> **What to do**: Extract everything from the first line through the line with "const res4 = [0, 0];", both ends included, except for any pictures.

> **Supplied information**:
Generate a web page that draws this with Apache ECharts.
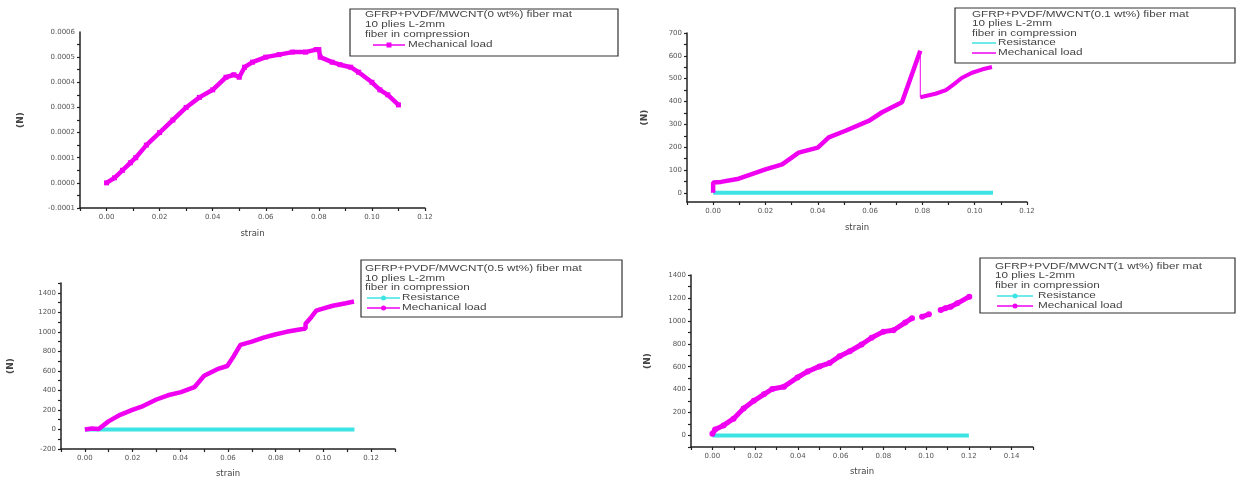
<!DOCTYPE html>
<html><head><meta charset="utf-8">
<script src="https://cdn.jsdelivr.net/npm/echarts@6/dist/echarts.min.js"></script>
<style>html,body{margin:0;padding:0;background:#fff}#c{width:1243px;height:479px}</style>
</head><body><div id="c"></div>
<script>
// ---------- DATA ----------
// Panel 1: 0 wt%
const strain1 = [0, 0.003, 0.006, 0.009, 0.011, 0.015, 0.020, 0.025, 0.030, 0.035, 0.040, 0.045, 0.048, 0.050, 0.052, 0.055, 0.060, 0.065, 0.070, 0.075, 0.079, 0.080, 0.0805, 0.085, 0.088, 0.092, 0.095, 0.100, 0.103, 0.106, 0.110];
const load1 = [0, 0.00002, 0.00005, 0.00008, 0.0001, 0.00015, 0.0002, 0.00025, 0.0003, 0.00034, 0.00037, 0.00042, 0.00043, 0.00042, 0.00046, 0.00048, 0.0005, 0.00051, 0.00052, 0.00052, 0.00053, 0.00053, 0.0005, 0.00048, 0.00047, 0.00046, 0.00044, 0.0004, 0.00037, 0.00035, 0.00031];
// Panel 2: 0.1 wt%
const strain2a = [0, 0, 0.003, 0.0098, 0.020, 0.0264, 0.0327, 0.040, 0.0442, 0.0506, 0.0597, 0.0646, 0.0722, 0.0729, 0.0792];
const load2a = [0, 45, 48, 62, 103, 125, 176, 198, 243, 272, 316, 353, 397, 404, 622];
const strain2drop = [0.0792, 0.0792];
const load2drop = [622, 419];
const strain2b = [0.0792, 0.085, 0.089, 0.092, 0.095, 0.099, 0.103, 0.1066];
const load2b = [419, 434, 450, 475, 503, 526, 541, 551];
const strain2r = [0, 0.107];
const res2 = [0, 0];
// Panel 3: 0.5 wt%
const strain3 = [0, 0.003, 0.0058, 0.0099, 0.0148, 0.0199, 0.0244, 0.030, 0.0348, 0.0403, 0.0459, 0.050, 0.0555, 0.0597, 0.0624, 0.0652, 0.070, 0.0749, 0.0797, 0.0845, 0.090, 0.0925, 0.0925, 0.0949, 0.097, 0.099, 0.1039, 0.1094, 0.1128];
const load3 = [0, 10, 5, 83, 150, 200, 240, 307, 350, 383, 433, 550, 617, 650, 750, 867, 900, 940, 973, 1000, 1023, 1033, 1083, 1150, 1217, 1233, 1267, 1293, 1310];
const strain3r = [0, 0.113];
const res3 = [0, 0];
// Panel 4: 1 wt%
const strain4 = [0, 0.0013, 0.0052, 0.0099, 0.0146, 0.0194, 0.0241, 0.028, 0.0335, 0.0398, 0.0446, 0.0501, 0.0548, 0.0595, 0.0643, 0.0698, 0.0745, 0.080, 0.0847, 0.0902, 0.0934, 0.096, 0.0981, 0.1013, 0.104, 0.1068, 0.109, 0.1115, 0.1146, 0.1202];
const load4 = [15, 53, 88, 147, 235, 303, 359, 406, 426, 506, 559, 603, 632, 691, 735, 794, 853, 906, 918, 985, 1023, null, 1035, 1058, null, 1094, 1111, 1123, 1153, 1211];
const strain4r = [0, 0.12];
const res4 = [0, 0];

const xTicks1 = [0, 0.02, 0.04, 0.06, 0.08, 0.10, 0.12];
const xTicks3 = [0, 0.02, 0.04, 0.06, 0.08, 0.10, 0.12];
const xTicks4 = [0, 0.02, 0.04, 0.06, 0.08, 0.10, 0.12, 0.14];
const yTicks1 = [-0.0001, 0, 0.0001, 0.0002, 0.0003, 0.0004, 0.0005, 0.0006];
const yTicks2 = [0, 100, 200, 300, 400, 500, 600, 700];
const yTicks3 = [-200, 0, 200, 400, 600, 800, 1000, 1200, 1400];
const yTicks4 = [0, 200, 400, 600, 800, 1000, 1200, 1400];

const legendTitles = [
  ["GFRP+PVDF/MWCNT(0 wt%) fiber mat", "10 plies L-2mm", "fiber in compression"],
  ["GFRP+PVDF/MWCNT(0.1 wt%) fiber mat", "10 plies L-2mm", "fiber in compression"],
  ["GFRP+PVDF/MWCNT(0.5 wt%) fiber mat", "10 plies L-2mm", "fiber in compression"],
  ["GFRP+PVDF/MWCNT(1 wt%) fiber mat", "10 plies L-2mm", "fiber in compression"]
];
const seriesNames = ["Resistance", "Mechanical load"];
const xName = "strain";
const yName = "(N)";

// ---------- BUILD ----------
const MAG = '#f000f0', CYA = '#3ee3e3', AX = '#222', TXT = '#555';
const pairs = (xs, ys) => xs.map((x, i) => [x, ys[i] === null ? null : ys[i]]);
const fontFam = 'Liberation Sans, Arial, sans-serif';
const tickFam = 'DejaVu Sans, sans-serif';

const grids = [
  {left: 80, top: 32, width: 345, height: 176},
  {left: 687, top: 33, width: 340, height: 169},
  {left: 61, top: 283, width: 334, height: 170},
  {left: 691, top: 275, width: 342, height: 172}
];
const xr = [[-0.01, 0.12, xTicks1], [-0.01, 0.12, xTicks1], [-0.01, 0.13, xTicks3], [-0.01, 0.15, xTicks4]];
const yr = [[-0.0001, 0.0006, yTicks1, v => v.toFixed(4), 55], [-40, 700, yTicks2, v => String(v), 38], [-200, 1500, yTicks3, v => String(v), 46], [-100, 1400, yTicks4, v => String(v), 39]];

function allTicks(major, lo, hi) {
  const step = (major[1] - major[0]) / 2;
  const r = [];
  for (let v = major[0] - step * 4; v <= hi + 1e-12; v += step) {
    const rv = Math.round(v / step * 1e6) / 1e6 * step;
    if (rv >= lo - 1e-12 && rv <= hi + 1e-12) r.push(rv);
  }
  return r;
}

const xAxis = xr.map((r, i) => ({
  type: 'value', gridIndex: i, min: r[0], max: r[1],
  name: xName, nameLocation: 'middle', nameGap: i < 2 ? 21 : 20,
  nameTextStyle: {fontSize: 8.5, color: '#444', fontFamily: tickFam},
  axisLine: {show: true, onZero: false, lineStyle: {color: AX, width: 1.5}},
  axisTick: {show: true, customValues: allTicks(r[2], r[0], r[1]), length: 3, lineStyle: {color: AX, width: 1.2}},
  axisLabel: {customValues: r[2], formatter: v => v.toFixed(2), fontSize: 7, color: TXT, margin: 6, fontFamily: tickFam},
  splitLine: {show: false}
}));
const yAxis = yr.map((r, i) => ({
  type: 'value', gridIndex: i, min: r[0], max: r[1],
  name: yName, nameLocation: 'middle', nameGap: r[4], nameRotate: 90,
  nameTextStyle: {fontSize: 9, color: '#444', fontWeight: 'bold', fontFamily: tickFam},
  axisLine: {show: true, onZero: false, lineStyle: {color: AX, width: 1.5}},
  axisTick: {show: true, customValues: allTicks(r[2], r[0], r[1]), length: 3, lineStyle: {color: AX, width: 1.2}},
  axisLabel: {customValues: r[2], formatter: r[3], fontSize: 7, color: TXT, margin: 5, fontFamily: tickFam},
  splitLine: {show: false}
}));

function line(i, name, data, color, w, sym, extra) {
  return Object.assign({
    type: 'line', name, xAxisIndex: i, yAxisIndex: i, data,
    showSymbol: !!sym, symbol: sym || 'none', symbolSize: 5,
    itemStyle: {color}, lineStyle: {color, width: w},
    connectNulls: false, animation: false, silent: true, z: name === seriesNames[1] ? 3 : 2
  }, extra || {});
}

const series = [
  line(0, seriesNames[1], pairs(strain1, load1), MAG, 4.5, 'rect'),
  line(1, seriesNames[0], pairs(strain2r, res2), CYA, 4, null),
  line(1, seriesNames[1], pairs(strain2a, load2a), MAG, 4.5, null),
  line(1, seriesNames[1] + ' drop', pairs(strain2drop, load2drop), MAG, 1, null),
  line(1, seriesNames[1] + ' b', pairs(strain2b, load2b), MAG, 4, null),
  line(2, seriesNames[0], pairs(strain3r, res3), CYA, 4, null),
  line(2, seriesNames[1], pairs(strain3, load3), MAG, 4.5, null),
  line(3, seriesNames[0], pairs(strain4r, res4), CYA, 4, null),
  line(3, seriesNames[1], pairs(strain4, load4), MAG, 5, 'circle', {symbolSize: 6})
];

// legends as graphic
const legendBoxes = [
  {x: 350, y: 9, w: 268, h: 47, tx: 365, ly: [15, 25, 35], items: [[373, 405, 408, 45, MAG, 'rect', 1]]},
  {x: 955, y: 8, w: 280, h: 55, tx: 972, ly: [15, 24, 34], items: [[972, 996, 998, 43, CYA, null, 0], [972, 996, 998, 53, MAG, null, 1]]},
  {x: 361, y: 260, w: 261, h: 57, tx: 365, ly: [269, 279, 288], items: [[367, 400, 402, 298, CYA, 'circle', 0], [367, 400, 402, 308, MAG, 'circle', 1]]},
  {x: 980, y: 258, w: 255, h: 55, tx: 995, ly: [267, 276, 286], items: [[997, 1033, 1038, 296, CYA, 'circle', 0], [997, 1033, 1038, 306, MAG, 'circle', 1]]}
];
const graphic = [];
const SX = 1.3;
legendBoxes.forEach((b, k) => {
  graphic.push({type: 'rect', shape: {x: b.x, y: b.y, width: b.w, height: b.h}, style: {fill: '#fff', stroke: '#333', lineWidth: 1.2}, z: 10});
  legendTitles[k].forEach((t, j) => {
    graphic.push({type: 'group', x: b.tx, y: b.ly[j], scaleX: SX, z: 11, children: [
      {type: 'text', style: {text: t, fontSize: 9, fill: '#444', fontFamily: fontFam, verticalAlign: 'middle'}, z: 11}
    ]});
  });
  b.items.forEach(it => {
    graphic.push({type: 'line', shape: {x1: it[0], y1: it[3], x2: it[1], y2: it[3]}, style: {stroke: it[4], lineWidth: 1.5}, z: 11});
    if (it[5] === 'rect') graphic.push({type: 'rect', shape: {x: (it[0] + it[1]) / 2 - 2.5, y: it[3] - 2.5, width: 5, height: 5}, style: {fill: it[4]}, z: 12});
    if (it[5] === 'circle') graphic.push({type: 'circle', shape: {cx: (it[0] + it[1]) / 2, cy: it[3], r: 2.5}, style: {fill: it[4]}, z: 12});
    graphic.push({type: 'group', x: it[2], y: it[3], scaleX: SX, z: 11, children: [
      {type: 'text', style: {text: seriesNames[it[6]], fontSize: 9, fill: '#444', fontFamily: fontFam, verticalAlign: 'middle'}, z: 11}
    ]});
  });
});

const chart = echarts.init(document.getElementById('c'), null, {renderer: 'canvas'});
chart.setOption({
  backgroundColor: '#fff', animation: false,
  grid: grids.map(g => Object.assign({containLabel: false}, g)),
  xAxis, yAxis, series, graphic
});
</script></body></html>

> **Solution to the exercise**:
Generate a web page that draws this with Apache ECharts.
<!DOCTYPE html>
<html><head><meta charset="utf-8">
<script src="https://cdn.jsdelivr.net/npm/echarts@6/dist/echarts.min.js"></script>
<style>html,body{margin:0;padding:0;background:#fff}#c{width:1243px;height:479px}</style>
</head><body><div id="c"></div>
<script>
// ---------- DATA ----------
// Panel 1: 0 wt%
const strain1 = [0, 0.003, 0.006, 0.009, 0.011, 0.015, 0.020, 0.025, 0.030, 0.035, 0.040, 0.045, 0.048, 0.050, 0.052, 0.055, 0.060, 0.065, 0.070, 0.075, 0.079, 0.080, 0.0805, 0.085, 0.088, 0.092, 0.095, 0.100, 0.103, 0.106, 0.110];
const load1 = [0, 0.00002, 0.00005, 0.00008, 0.0001, 0.00015, 0.0002, 0.00025, 0.0003, 0.00034, 0.00037, 0.00042, 0.00043, 0.00042, 0.00046, 0.00048, 0.0005, 0.00051, 0.00052, 0.00052, 0.00053, 0.00053, 0.0005, 0.00048, 0.00047, 0.00046, 0.00044, 0.0004, 0.00037, 0.00035, 0.00031];
// Panel 2: 0.1 wt%
const strain2a = [0, 0, 0.003, 0.0098, 0.020, 0.0264, 0.0327, 0.040, 0.0442, 0.0506, 0.0597, 0.0646, 0.0722, 0.0729, 0.0792];
const load2a = [0, 45, 48, 62, 103, 125, 176, 198, 243, 272, 316, 353, 397, 404, 622];
const strain2drop = [0.0792, 0.0792];
const load2drop = [622, 419];
const strain2b = [0.0792, 0.085, 0.089, 0.092, 0.095, 0.099, 0.103, 0.1066];
const load2b = [419, 434, 450, 475, 503, 526, 541, 551];
const strain2r = [0, 0.107];
const res2 = [0, 0];
// Panel 3: 0.5 wt%
const strain3 = [0, 0.003, 0.0058, 0.0099, 0.0148, 0.0199, 0.0244, 0.030, 0.0348, 0.0403, 0.0459, 0.050, 0.0555, 0.0597, 0.0624, 0.0652, 0.070, 0.0749, 0.0797, 0.0845, 0.090, 0.0925, 0.0925, 0.0949, 0.097, 0.099, 0.1039, 0.1094, 0.1128];
const load3 = [0, 10, 5, 83, 150, 200, 240, 307, 350, 383, 433, 550, 617, 650, 750, 867, 900, 940, 973, 1000, 1023, 1033, 1083, 1150, 1217, 1233, 1267, 1293, 1310];
const strain3r = [0, 0.113];
const res3 = [0, 0];
// Panel 4: 1 wt%
const strain4 = [0, 0.0013, 0.0052, 0.0099, 0.0146, 0.0194, 0.0241, 0.028, 0.0335, 0.0398, 0.0446, 0.0501, 0.0548, 0.0595, 0.0643, 0.0698, 0.0745, 0.080, 0.0847, 0.0902, 0.0934, 0.096, 0.0981, 0.1013, 0.104, 0.1068, 0.109, 0.1115, 0.1146, 0.1202];
const load4 = [15, 53, 88, 147, 235, 303, 359, 406, 426, 506, 559, 603, 632, 691, 735, 794, 853, 906, 918, 985, 1023, null, 1035, 1058, null, 1094, 1111, 1123, 1153, 1211];
const strain4r = [0, 0.12];
const res4 = [0, 0];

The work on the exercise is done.